╔══

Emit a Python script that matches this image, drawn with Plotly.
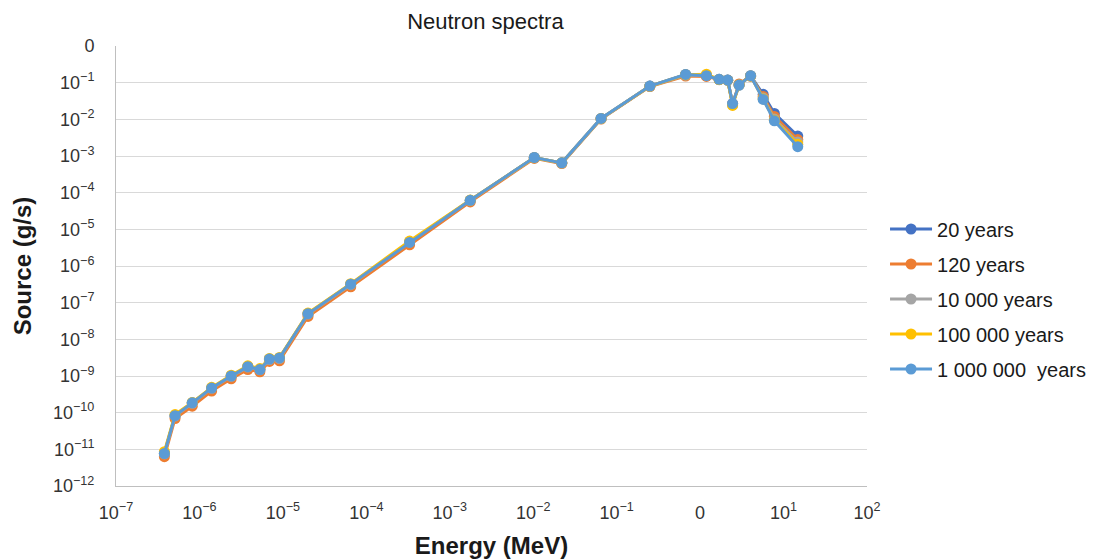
import plotly.graph_objects as go

energy = [3.8e-7, 5.1e-7, 8.2e-7, 1.4e-6, 2.4e-6, 3.8e-6, 5.3e-6, 6.9e-6, 9.1e-6,
          2.0e-5, 6.5e-5, 3.3e-4, 1.76e-3, 1.03e-2, 2.2e-2, 0.065, 0.25, 0.67,
          1.19, 1.69, 2.14, 2.45, 2.93, 4.03, 5.7, 7.76, 14.8]

y_20 = [7.7e-12, 8.3e-11, 1.85e-10, 4.7e-10, 1.0e-9, 1.8e-9, 1.5e-9, 2.9e-9, 3.1e-9,
        5.0e-8, 3.2e-7, 4.4e-6, 6.2e-5, 9.1e-4, 6.5e-4, 0.0106, 0.081, 0.168,
        0.155, 0.123, 0.118, 0.027, 0.086, 0.155, 0.048, 0.0145, 0.0035]
y_120 = [6.3e-12, 6.9e-11, 1.5e-10, 3.9e-10, 8.4e-10, 1.5e-9, 1.3e-9, 2.5e-9, 2.6e-9,
         4.2e-8, 2.7e-7, 3.8e-6, 5.6e-5, 8.6e-4, 6.2e-4, 0.0102, 0.078, 0.152,
         0.148, 0.121, 0.117, 0.026, 0.092, 0.150, 0.042, 0.012, 0.0028]
y_10k = [7.5e-12, 8.1e-11, 1.8e-10, 4.6e-10, 0.98e-9, 1.75e-9, 1.48e-9, 2.8e-9, 3.0e-9,
         4.9e-8, 3.1e-7, 4.5e-6, 6.1e-5, 8.9e-4, 6.4e-4, 0.0104, 0.080, 0.16,
         0.16, 0.122, 0.117, 0.025, 0.087, 0.152, 0.038, 0.0102, 0.0024]
y_100k = [8.6e-12, 8.9e-11, 1.9e-10, 4.9e-10, 1.05e-9, 1.9e-9, 1.6e-9, 3.0e-9, 3.2e-9,
          5.2e-8, 3.3e-7, 4.8e-6, 6.3e-5, 9.0e-4, 6.5e-4, 0.0105, 0.080, 0.165,
          0.17, 0.122, 0.117, 0.024, 0.087, 0.153, 0.036, 0.0095, 0.0021]
y_1m = [7.7e-12, 8.3e-11, 1.85e-10, 4.7e-10, 1.0e-9, 1.8e-9, 1.5e-9, 2.9e-9, 3.1e-9,
        5.0e-8, 3.2e-7, 4.4e-6, 6.2e-5, 9.1e-4, 6.5e-4, 0.0106, 0.081, 0.168,
        0.155, 0.123, 0.118, 0.027, 0.086, 0.155, 0.035, 0.0091, 0.0018]

series_names = ["20 years", "120 years", "10 000 years", "100 000 years", "1 000 000&nbsp; years"]
series_vals = [y_20, y_120, y_10k, y_100k, y_1m]
colors = ["#4472C4", "#ED7D31", "#A5A5A5", "#FFC000", "#5B9BD5"]

x_tickvals = [1e-7, 1e-6, 1e-5, 1e-4, 1e-3, 1e-2, 1e-1, 1e0, 1e1, 1e2]
x_ticktext = ["10<sup>−7</sup>", "10<sup>−6</sup>", "10<sup>−5</sup>", "10<sup>−4</sup>",
              "10<sup>−3</sup>", "10<sup>−2</sup>", "10<sup>−1</sup>", "0",
              "10<sup>1</sup>", "10<sup>2</sup>"]
y_tickvals = [10.0 ** e for e in range(-12, 1)]
y_ticktext = ["10<sup>−%d</sup>" % (-e) for e in range(-12, 0)] + ["0"]

FONT = "Liberation Sans, Arial, sans-serif"

fig = go.Figure()
for i, (name, vals, col) in enumerate(zip(series_names, series_vals, colors)):
    fig.add_trace(go.Scatter(
        x=energy, y=vals, mode="lines+markers", name=name,
        line=dict(color=col, width=3),
        marker=dict(color=col, size=11),
        legendgroup="g%d" % i,
    ))

fig.update_layout(
    width=1095, height=552,
    margin=dict(l=108, r=236, t=38, b=74, autoexpand=False),
    paper_bgcolor="white", plot_bgcolor="white",
    font=dict(family=FONT, size=18, color="#262626"),
    title=dict(text="Neutron spectra", x=0.436, xanchor="center", y=0.976, yanchor="middle",
               font=dict(family=FONT, size=22, color="#1a1a1a")),
    showlegend=True,
    legend=dict(x=1.024, xanchor="left", y=0.425, yanchor="middle",
                traceorder="grouped", tracegroupgap=6, itemwidth=42,
                font=dict(family=FONT, size=20, color="#1a1a1a"),
                bgcolor="rgba(0,0,0,0)"),
)
fig.update_xaxes(
    type="log", range=[-7, 2], tickvals=x_tickvals, ticktext=x_ticktext,
    showgrid=False, showline=True, linecolor="#BFBFBF", linewidth=1,
    ticks="", tickfont=dict(family=FONT, size=18, color="#333333"), ticklabelstandoff=10,
    title=dict(text="<b>Energy (MeV)</b>", font=dict(family=FONT, size=24, color="#1a1a1a"), standoff=15),
    zeroline=False,
)
fig.update_yaxes(
    type="log", range=[-12, 0], tickvals=y_tickvals, ticktext=y_ticktext,
    showgrid=True, gridcolor="#D9D9D9", gridwidth=1,
    showline=True, linecolor="#BFBFBF", linewidth=1,
    ticks="", tickfont=dict(family=FONT, size=18, color="#333333"), ticklabelstandoff=17,
    title=dict(text="<b>Source (g/s)</b>", font=dict(family=FONT, size=24, color="#1a1a1a"), standoff=14),
    zeroline=False,
)

fig.write_html("out.html")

╚══

## WRITTEN PROBLEM
Write out again, exactly, the lines from the start of the listing up to the line containing "1.19, 1.69, 2.14, 2.45, 2.93, 4.03, 5.7, 7.76, 14.8]", with both ends and without pictures.

## TASK SOLUTION
Emit a Python script that matches this image, drawn with Plotly.
import plotly.graph_objects as go

energy = [3.8e-7, 5.1e-7, 8.2e-7, 1.4e-6, 2.4e-6, 3.8e-6, 5.3e-6, 6.9e-6, 9.1e-6,
          2.0e-5, 6.5e-5, 3.3e-4, 1.76e-3, 1.03e-2, 2.2e-2, 0.065, 0.25, 0.67,
          1.19, 1.69, 2.14, 2.45, 2.93, 4.03, 5.7, 7.76, 14.8]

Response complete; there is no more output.